Compression type (NONE, ZLIB, SNAPPY, LZO).

orc.compress.size

262,144

Number of bytes in each compression block.

orc.stripe.size

268,435,456

Number of bytes in each stripe.

orc.row.index.stride

10,000

Number of rows between index entries (>= 1,000).

orc.create.index

true

Sets whether to create row indexes.

orc.bloom.filter.columns

not set

Comma-separated list of column names for which a Bloom filter must be created.

orc.bloom.filter.fpp

0.05

False positive probability for a Bloom filter. Must be greater than 0.0 and less than 1.0.

JSON settings#

The following JSON-specific settings are supported when using JSON format:

Setting

Default value

Setting Notes

compression

null

Compression codec to use when saving to file.

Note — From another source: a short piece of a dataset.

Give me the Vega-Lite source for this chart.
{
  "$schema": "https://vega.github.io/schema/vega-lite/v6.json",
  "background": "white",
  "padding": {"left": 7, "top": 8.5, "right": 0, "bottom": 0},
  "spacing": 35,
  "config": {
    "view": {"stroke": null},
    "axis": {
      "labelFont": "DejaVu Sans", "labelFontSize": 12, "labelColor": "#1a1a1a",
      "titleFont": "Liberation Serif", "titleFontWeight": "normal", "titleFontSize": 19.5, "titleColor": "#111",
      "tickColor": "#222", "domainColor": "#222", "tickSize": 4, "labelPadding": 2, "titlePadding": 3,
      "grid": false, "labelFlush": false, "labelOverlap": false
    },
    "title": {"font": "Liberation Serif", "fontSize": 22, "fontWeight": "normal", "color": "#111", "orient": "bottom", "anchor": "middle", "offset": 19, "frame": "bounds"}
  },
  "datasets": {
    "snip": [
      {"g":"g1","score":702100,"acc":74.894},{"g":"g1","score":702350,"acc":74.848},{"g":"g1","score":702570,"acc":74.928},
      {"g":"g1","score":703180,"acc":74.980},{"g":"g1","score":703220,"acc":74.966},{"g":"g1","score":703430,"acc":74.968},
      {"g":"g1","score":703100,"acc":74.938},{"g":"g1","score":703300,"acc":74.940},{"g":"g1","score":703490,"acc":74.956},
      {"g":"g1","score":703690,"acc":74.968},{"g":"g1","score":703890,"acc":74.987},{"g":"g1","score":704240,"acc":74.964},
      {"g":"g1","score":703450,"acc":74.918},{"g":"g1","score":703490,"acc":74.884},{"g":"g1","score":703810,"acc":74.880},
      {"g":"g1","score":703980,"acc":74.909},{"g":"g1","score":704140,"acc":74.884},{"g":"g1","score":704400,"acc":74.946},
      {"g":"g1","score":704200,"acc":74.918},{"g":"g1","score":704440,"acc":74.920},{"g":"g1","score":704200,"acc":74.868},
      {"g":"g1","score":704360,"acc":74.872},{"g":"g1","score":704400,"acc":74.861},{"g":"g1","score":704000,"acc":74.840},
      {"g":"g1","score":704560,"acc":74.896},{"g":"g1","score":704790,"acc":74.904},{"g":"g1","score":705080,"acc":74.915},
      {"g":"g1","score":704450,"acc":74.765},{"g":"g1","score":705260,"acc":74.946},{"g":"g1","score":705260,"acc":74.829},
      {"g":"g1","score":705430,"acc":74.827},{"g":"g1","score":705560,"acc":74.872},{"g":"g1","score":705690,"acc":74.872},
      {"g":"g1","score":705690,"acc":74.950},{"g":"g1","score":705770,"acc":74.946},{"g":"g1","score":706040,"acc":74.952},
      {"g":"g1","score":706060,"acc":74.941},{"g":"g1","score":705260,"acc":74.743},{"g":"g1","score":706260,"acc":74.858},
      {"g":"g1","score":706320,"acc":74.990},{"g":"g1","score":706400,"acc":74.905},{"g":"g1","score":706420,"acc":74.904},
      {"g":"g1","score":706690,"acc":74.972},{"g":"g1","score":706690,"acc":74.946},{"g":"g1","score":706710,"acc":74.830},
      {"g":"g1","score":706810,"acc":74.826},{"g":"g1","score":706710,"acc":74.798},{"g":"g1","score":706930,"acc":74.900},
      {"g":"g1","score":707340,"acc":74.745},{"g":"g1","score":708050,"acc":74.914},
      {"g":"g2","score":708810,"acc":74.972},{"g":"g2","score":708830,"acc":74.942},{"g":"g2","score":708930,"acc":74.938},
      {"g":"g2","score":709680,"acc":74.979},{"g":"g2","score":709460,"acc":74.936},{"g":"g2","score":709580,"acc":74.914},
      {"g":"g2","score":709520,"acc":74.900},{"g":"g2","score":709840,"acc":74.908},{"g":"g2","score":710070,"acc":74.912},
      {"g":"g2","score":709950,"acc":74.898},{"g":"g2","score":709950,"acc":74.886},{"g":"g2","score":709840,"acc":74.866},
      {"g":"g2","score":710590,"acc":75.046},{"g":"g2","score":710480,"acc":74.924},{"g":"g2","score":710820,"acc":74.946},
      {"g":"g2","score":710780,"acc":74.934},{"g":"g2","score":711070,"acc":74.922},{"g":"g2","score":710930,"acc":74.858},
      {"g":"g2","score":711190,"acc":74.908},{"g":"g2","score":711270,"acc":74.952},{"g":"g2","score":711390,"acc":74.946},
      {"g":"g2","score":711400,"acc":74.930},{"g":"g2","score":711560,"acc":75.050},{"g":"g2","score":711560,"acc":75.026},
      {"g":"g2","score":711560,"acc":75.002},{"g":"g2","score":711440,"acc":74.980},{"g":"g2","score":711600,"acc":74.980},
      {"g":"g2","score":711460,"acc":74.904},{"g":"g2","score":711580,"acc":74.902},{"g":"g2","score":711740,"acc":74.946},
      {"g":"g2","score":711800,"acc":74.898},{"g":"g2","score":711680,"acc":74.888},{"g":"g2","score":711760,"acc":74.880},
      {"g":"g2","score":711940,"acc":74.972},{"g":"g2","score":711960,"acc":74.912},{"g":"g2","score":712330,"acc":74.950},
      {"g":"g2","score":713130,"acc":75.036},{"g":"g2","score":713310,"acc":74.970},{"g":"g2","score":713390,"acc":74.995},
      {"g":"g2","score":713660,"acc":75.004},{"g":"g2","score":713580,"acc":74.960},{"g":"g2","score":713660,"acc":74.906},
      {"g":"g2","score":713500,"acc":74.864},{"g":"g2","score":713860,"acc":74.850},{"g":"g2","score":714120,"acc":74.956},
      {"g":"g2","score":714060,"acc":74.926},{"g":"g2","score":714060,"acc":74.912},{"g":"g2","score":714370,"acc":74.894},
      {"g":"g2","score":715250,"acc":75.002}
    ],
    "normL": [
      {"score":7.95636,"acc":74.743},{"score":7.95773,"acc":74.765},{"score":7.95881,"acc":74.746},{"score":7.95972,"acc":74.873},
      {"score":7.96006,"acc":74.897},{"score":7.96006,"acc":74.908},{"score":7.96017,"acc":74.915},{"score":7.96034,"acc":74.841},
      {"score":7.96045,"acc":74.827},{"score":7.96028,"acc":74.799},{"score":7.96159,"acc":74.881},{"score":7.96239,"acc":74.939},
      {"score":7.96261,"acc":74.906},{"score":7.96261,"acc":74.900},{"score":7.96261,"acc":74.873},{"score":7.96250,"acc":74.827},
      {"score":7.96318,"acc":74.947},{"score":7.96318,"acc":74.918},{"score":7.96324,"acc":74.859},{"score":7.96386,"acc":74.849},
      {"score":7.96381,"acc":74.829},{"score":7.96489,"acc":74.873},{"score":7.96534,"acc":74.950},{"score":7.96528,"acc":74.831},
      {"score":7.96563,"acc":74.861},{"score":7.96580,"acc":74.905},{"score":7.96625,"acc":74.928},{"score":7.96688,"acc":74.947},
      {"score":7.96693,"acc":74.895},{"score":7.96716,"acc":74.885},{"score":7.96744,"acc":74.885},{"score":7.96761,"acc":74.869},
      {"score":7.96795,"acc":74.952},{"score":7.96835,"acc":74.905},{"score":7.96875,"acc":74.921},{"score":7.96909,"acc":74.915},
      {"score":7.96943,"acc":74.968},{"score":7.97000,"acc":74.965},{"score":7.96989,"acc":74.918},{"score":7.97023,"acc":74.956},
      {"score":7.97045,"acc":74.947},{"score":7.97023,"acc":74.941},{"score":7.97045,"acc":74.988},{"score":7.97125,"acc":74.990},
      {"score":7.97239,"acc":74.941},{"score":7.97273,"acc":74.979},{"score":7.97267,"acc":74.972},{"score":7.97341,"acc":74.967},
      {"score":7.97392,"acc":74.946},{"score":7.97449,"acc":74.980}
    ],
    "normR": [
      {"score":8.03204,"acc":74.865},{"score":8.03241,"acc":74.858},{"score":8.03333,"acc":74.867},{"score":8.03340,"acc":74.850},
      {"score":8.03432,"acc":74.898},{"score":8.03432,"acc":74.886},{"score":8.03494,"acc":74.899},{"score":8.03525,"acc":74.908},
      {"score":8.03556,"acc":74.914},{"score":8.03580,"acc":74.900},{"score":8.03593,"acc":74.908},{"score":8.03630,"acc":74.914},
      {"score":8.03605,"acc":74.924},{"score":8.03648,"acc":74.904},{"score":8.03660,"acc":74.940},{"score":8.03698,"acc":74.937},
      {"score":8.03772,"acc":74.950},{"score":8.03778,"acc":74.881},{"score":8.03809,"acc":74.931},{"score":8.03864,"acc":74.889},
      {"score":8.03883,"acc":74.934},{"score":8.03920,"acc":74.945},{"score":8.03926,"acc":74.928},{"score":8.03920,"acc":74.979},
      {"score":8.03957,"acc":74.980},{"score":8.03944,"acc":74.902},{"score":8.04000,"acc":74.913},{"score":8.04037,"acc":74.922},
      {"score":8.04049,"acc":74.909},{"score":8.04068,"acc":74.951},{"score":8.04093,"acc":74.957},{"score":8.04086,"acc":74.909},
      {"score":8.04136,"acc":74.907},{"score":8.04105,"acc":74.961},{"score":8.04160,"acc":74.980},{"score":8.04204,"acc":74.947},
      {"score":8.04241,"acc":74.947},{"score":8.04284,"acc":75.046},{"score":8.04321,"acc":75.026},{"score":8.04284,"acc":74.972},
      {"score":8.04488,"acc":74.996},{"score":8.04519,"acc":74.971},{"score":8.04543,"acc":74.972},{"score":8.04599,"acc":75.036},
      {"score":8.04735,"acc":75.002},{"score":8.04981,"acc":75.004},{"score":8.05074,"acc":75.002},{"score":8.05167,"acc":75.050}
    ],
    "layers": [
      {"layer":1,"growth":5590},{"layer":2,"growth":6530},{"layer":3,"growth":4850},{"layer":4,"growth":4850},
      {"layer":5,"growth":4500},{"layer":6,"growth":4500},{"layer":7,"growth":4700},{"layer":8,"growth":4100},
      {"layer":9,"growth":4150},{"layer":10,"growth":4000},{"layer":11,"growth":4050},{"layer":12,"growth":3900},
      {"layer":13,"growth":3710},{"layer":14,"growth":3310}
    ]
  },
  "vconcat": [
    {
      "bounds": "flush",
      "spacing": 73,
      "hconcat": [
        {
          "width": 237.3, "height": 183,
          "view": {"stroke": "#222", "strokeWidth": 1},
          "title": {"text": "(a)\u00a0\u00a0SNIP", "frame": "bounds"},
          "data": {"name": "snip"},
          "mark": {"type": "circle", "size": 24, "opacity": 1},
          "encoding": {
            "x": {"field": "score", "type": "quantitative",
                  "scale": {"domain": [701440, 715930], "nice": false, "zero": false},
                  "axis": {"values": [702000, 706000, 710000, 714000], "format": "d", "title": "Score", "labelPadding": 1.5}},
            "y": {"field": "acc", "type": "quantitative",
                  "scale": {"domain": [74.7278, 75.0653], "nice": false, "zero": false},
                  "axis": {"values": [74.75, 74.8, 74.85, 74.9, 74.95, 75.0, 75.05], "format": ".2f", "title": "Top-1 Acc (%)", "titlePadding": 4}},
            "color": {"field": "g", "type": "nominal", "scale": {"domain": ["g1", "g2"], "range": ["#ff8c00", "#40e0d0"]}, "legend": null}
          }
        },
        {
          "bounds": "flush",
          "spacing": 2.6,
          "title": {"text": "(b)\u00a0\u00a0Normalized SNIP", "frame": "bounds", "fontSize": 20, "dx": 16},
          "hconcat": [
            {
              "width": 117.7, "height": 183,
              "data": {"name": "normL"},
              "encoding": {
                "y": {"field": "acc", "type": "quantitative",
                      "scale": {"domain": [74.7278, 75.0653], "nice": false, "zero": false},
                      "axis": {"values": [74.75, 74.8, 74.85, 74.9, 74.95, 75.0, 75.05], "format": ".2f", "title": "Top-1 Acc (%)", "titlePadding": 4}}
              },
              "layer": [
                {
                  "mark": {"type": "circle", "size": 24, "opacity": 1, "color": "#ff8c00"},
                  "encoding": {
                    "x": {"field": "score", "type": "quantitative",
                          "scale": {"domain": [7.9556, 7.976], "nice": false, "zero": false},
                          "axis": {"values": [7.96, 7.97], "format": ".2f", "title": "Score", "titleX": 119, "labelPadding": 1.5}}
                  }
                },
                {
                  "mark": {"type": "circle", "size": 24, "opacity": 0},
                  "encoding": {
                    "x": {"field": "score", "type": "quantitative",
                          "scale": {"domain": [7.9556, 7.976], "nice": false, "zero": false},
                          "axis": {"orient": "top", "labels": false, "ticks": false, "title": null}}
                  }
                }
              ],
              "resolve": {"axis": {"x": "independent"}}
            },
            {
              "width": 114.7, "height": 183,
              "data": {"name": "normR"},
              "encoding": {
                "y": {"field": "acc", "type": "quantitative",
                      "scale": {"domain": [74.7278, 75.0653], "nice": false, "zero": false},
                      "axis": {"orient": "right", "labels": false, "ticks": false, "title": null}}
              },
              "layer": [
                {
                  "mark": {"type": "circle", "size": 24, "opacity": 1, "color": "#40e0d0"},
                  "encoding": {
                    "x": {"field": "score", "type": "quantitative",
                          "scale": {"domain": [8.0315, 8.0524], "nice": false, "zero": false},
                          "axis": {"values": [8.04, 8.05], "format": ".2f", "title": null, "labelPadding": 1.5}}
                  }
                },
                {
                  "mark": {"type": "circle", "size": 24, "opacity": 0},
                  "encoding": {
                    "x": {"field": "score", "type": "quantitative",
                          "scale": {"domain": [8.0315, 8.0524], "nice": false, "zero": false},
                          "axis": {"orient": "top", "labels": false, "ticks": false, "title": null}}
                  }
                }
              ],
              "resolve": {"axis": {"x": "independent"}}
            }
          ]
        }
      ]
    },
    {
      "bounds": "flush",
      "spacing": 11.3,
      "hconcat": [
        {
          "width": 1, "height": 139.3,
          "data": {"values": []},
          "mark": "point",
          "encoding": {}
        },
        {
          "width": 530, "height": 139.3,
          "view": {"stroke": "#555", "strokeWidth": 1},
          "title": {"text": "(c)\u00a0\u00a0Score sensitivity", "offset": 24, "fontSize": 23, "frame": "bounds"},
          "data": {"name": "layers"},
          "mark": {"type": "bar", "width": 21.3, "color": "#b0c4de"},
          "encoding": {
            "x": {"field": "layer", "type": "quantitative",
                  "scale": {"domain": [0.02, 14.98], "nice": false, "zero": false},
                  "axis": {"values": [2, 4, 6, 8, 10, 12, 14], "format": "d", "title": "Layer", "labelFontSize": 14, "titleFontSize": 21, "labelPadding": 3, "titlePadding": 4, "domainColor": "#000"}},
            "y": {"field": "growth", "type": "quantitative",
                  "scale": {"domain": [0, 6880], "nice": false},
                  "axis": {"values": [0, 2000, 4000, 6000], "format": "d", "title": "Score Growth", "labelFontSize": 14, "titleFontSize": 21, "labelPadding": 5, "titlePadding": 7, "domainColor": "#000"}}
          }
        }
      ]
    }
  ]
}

This can be one of the known case-insensitive shorten names (none, bzip2, gzip, lz4, snappy and deflate).

dateFormat

yyyy-MM-dd

Sets the string that indicates a date format. Custom date formats follow the formats at Datetime Patterns. This applies to date type.

timestampFormat

yyyy-MM-dd’T’HH:mm:ss[.SSS][XXX]

Sets the string that indicates a timestamp format. Custom date formats follow the formats at Datetime Patterns. This applies to timestamp type.

encoding

not set

Specifies encoding (charset) of saved json files. If it is not set, the UTF-8 charset will be used.

lineSep

\n

Defines the line separator that should be used for writing.

ignoreNullFields

true

Whether to ignore null fields when generating JSON objects.

CSV settings#

The following CSV-specific settings are supported when using CSV format:

Setting

Default value

Setting Notes

sep

,

Sets a single character as a separator for each field and value.

quote

Sets a single character used for escaping quoted values where the separator can be part of the value. If an empty string is set, it uses u0000 (null character).

escape

\

Sets a single character used for escaping quotes inside an already quoted value.

charToEscapeQuoteEscaping

escape or 0

Sets a single character used for escaping the escape for the quote character. The default value is escape character when escape and quote characters are different, 0 otherwise.

escapeQuotes

true

A flag indicating whether values containing quotes should always be enclosed in quotes. Default is to escape all values containing a quote character.

quoteAll

false

A flag indicating whether all values should always be enclosed in quotes. Default is to only escape values containing a quote character.

header

false

Writes the names of columns as the first line.

nullValue

empty string

Sets the string representation of a null value.

emptyValue

“”

Sets the string representation of an empty value.

encoding

not set

Specifies encoding (charset) of saved csv files. If it is not set, the UTF-8 charset will be used.

compression

null

Compression codec to use when saving to file. This can be one of the known case-insensitive shorten names (none, bzip2, gzip, lz4, snappy and deflate).

dateFormat

yyyy-MM-dd

Sets the string that indicates a date format. Custom date formats follow the formats at Datetime Patterns. This applies to date type.

timestampFormat

yyyy-MM-dd’T’HH:mm:ss[.SSS][XXX]

Sets the string that indicates a timestamp format. Custom date formats follow the formats at Datetime Patterns. This applies to timestamp type.

ignoreLeadingWhiteSpace

true

A flag indicating whether or not leading whitespaces from values being written should be skipped.

ignoreTrailingWhiteSpace

true

A flag indicating defines whether or not trailing whitespaces from values being written should be skipped.

lineSep

n

Defines the line separator that should be used for writing. Maximum length is 1 character.